The framework makes it possible in a clean fashion to cache some pages even for authenticated users. See AllowToolbarPath
.
Remaining tasks
User interface changes
API changes
Modules can disable page cache during the response by: \Drupal::service('page_cache_kill_switch')->trigger();
. This used to be drupal_page_is_cacheable(FALSE)
Comment | File | Size | Author |
---|---|---|---|
#62 | 2263981-replace-drupal-page-is-cacheable-g2-62.diff | 52.46 KB | znerol |
#60 | interdiff.txt | 1.28 KB | znerol |
#60 | 2263981-replace-drupal-page-is-cacheable-g2-60.diff | 52.52 KB | znerol |
#56 | interdiff.txt | 849 bytes | znerol |
#56 | 2263981-replace-drupal-page-is-cacheable-g2-56.diff | 52.51 KB | znerol |
Comments
Comment #1
znerol CreditAttribution: znerol commentedComment #2
Wim LeersSorry it took so long to do a review!
s/deliver/delivery/
Please refer to a specific issue.
Wouldn't
$enable
be more clear? Or, alternatively, rename_drupal_bootstrap_page_cache()
.First, it says "policy rule".
Then, the typehint also says "policy rule".
But the variable name says "policy".
"Policy" implies that there may be multiple rules, that together form a policy.

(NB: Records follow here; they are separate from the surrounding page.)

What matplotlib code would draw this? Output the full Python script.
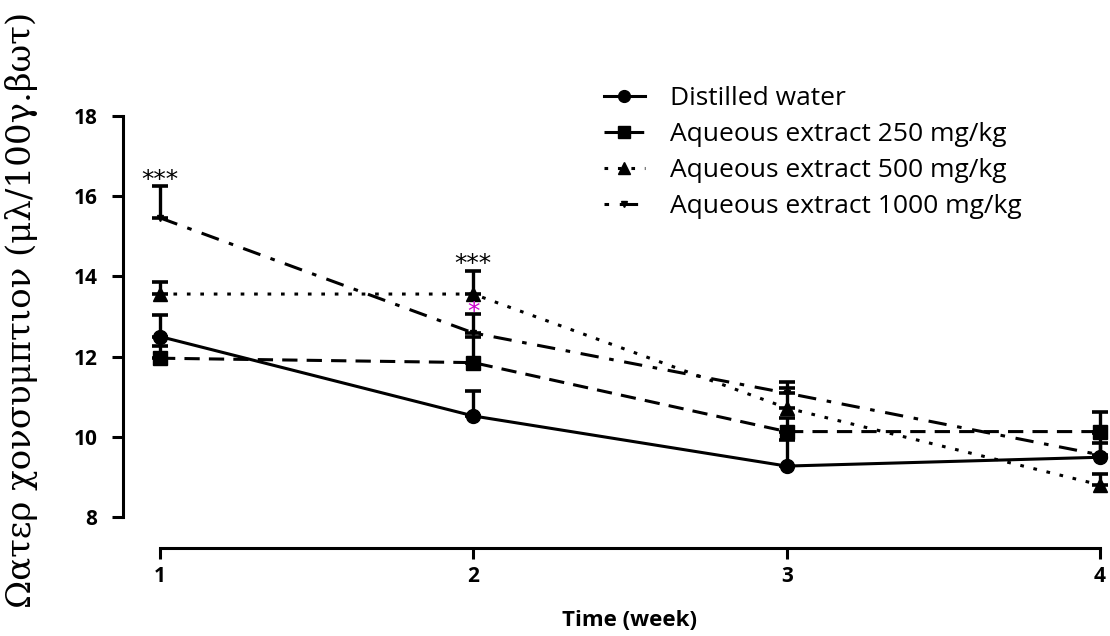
import matplotlib
matplotlib.use("Agg")
import matplotlib.pyplot as plt
from matplotlib.lines import Line2D
import numpy as np

weeks = [1, 2, 3, 4]
water = [12.50, 10.52, 9.27, 9.49]
water_err = [0.54, 0.63, 0.65, 0.60]
e250 = [11.96, 11.85, 10.13, 10.13]
e250_err = [0.30, 0.64, 0.34, 0.50]
e500 = [13.56, 13.56, 10.72, 8.80]
e500_err = [0.31, 0.58, 0.50, 0.27]
e1000 = [15.46, 12.59, 11.09, 9.55]
e1000_err = [0.79, 0.47, 0.28, 0.30]
labels = ["Distilled water", "Aqueous extract 250 mg/kg",
          "Aqueous extract 500 mg/kg", "Aqueous extract 1000 mg/kg"]
yticks = [8, 10, 12, 14, 16, 18]
xticks = [1, 2, 3, 4]
ylabel = "Ωατερ χονσυμπτιον (μλ/100γ.βωτ)"
xlabel = "Time (week)"

plt.rcParams['font.family'] = ['Open Sans', 'DejaVu Sans']

W, H = 1110, 636
fig = plt.figure(figsize=(W/100, H/100), dpi=100)
ax = fig.add_axes([160/W, 1-517/H, (1100-160)/W, (517-116)/H])
ax.set_xlim(1, 4)
ax.set_ylim(8, 18)

series = [
    (e1000, e1000_err, 'v', 5, (0, (6, 3.5, 1.5, 3.5)), (9.5, (6, 3.5, 1.5, 3.5)), labels[3]),
    (e500, e500_err, '^', 10, (0, (1.2, 3.2)), (0, (1.2, 3.2)), labels[2]),
    (e250, e250_err, 's', 10, (0, (5, 3)), (0, (5, 3)), labels[1]),
    (water, water_err, 'o', 10, '-', '-', labels[0]),
]
handles = {}
for y, err, m, ms, ls, lls, lab in series:
    yerr = [np.zeros(len(err)), np.array(err)]
    ax.errorbar(weeks, y, yerr=yerr, color='black', marker=m, markersize=ms,
                linestyle=ls, linewidth=2.2, elinewidth=2.4, capsize=6,
                capthick=2.6, clip_on=False)
    handles[lab] = Line2D([], [], color='black', marker=m,
                          markersize=ms * 0.85, linestyle=lls, linewidth=2.2)
for child in ax.get_children():
    try:
        child.set_clip_on(False)
    except Exception:
        pass

for s in ['top', 'right']:
    ax.spines[s].set_visible(False)
ax.spines['left'].set_position(('outward', 27))
ax.spines['bottom'].set_position(('outward', 22.5))
ax.spines['left'].set_bounds(8, 18)
ax.spines['bottom'].set_bounds(1, 4)
ax.spines['left'].set_linewidth(2.2)
ax.spines['bottom'].set_linewidth(2.2)
ax.set_yticks(yticks)
ax.set_xticks(xticks)
ax.set_yticklabels([str(v) for v in yticks], fontsize=15, fontweight='bold')
ax.set_xticklabels([str(v) for v in xticks], fontsize=15, fontweight='bold')
ax.tick_params(axis='both', width=2.2, length=8, direction='out')
ax.tick_params(axis='y', pad=10)
ax.tick_params(axis='x', pad=5)

ax.text(1, 16.40, "***", ha='center', va='center', fontsize=18, family='DejaVu Sans')
ax.text(2, 14.30, "***", ha='center', va='center', fontsize=18, family='DejaVu Sans')
ax.text(2, 13.12, "*", ha='center', va='center', fontsize=18, color='#cc00cc', family='DejaVu Sans')

leg = ax.legend([handles[l] for l in labels], labels, loc='upper left',
                bbox_to_anchor=(604/W, 1-86/H), bbox_transform=fig.transFigure,
                frameon=False, fontsize=19, handlelength=1.55, handletextpad=0.95,
                labelspacing=0.42, borderpad=0, borderaxespad=0)

fig.text(22/W, 1-310/H, ylabel, rotation=90, ha='center', va='center',
         fontsize=24.5, family='DejaVu Serif')
fig.text(630/W, 1-620/H, xlabel, ha='center', va='center', fontsize=16,
         fontweight='bold')

fig.savefig("out.png", dpi=100)
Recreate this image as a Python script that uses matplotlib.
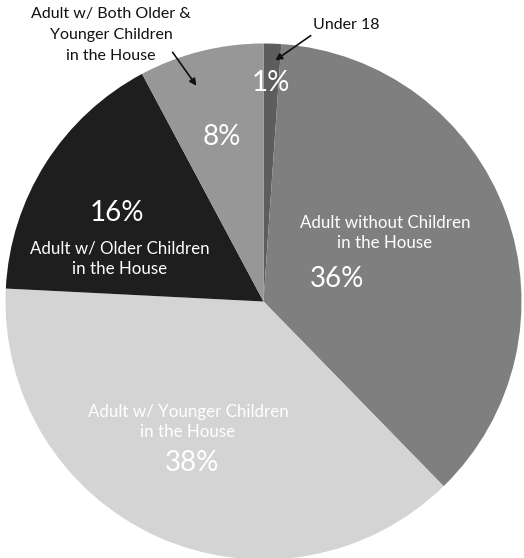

Hence this is quite confusing. I do see how e.g.
DefaultRequestPolicy
implementsPolicyRuleInterface
, accepts multiple policy rules and then applies them all — i.e. forming an "aggregate policy rule". However, in the grand scheme of things this is only minor. But if you have an idea to make it clearer, that's of course welcome.This reads as "is cachable if the request policy is applied and the response policy is applied".
Hence I think
apply()
is a misnomer. What aboutisCachable()
,accepts()
, or something else that indicates whether the policy does not forbid the cacheability?At first sight, this seems to imply that if the
Cache-Control
header is customized, that the response will not be marked as cacheable.But I don't think that's the case. I think what this essentially is saying is "if the response should be cacheable, and nothing has marked it as cacheable yet, then mark it as cacheable according to the configuration".
If that's correct, this could use a comment explaining exactly that.
Super nitpicky: Either both should have "The", or neither.
And it's not really the "default request/response policy", but the "default page caching request/response policy".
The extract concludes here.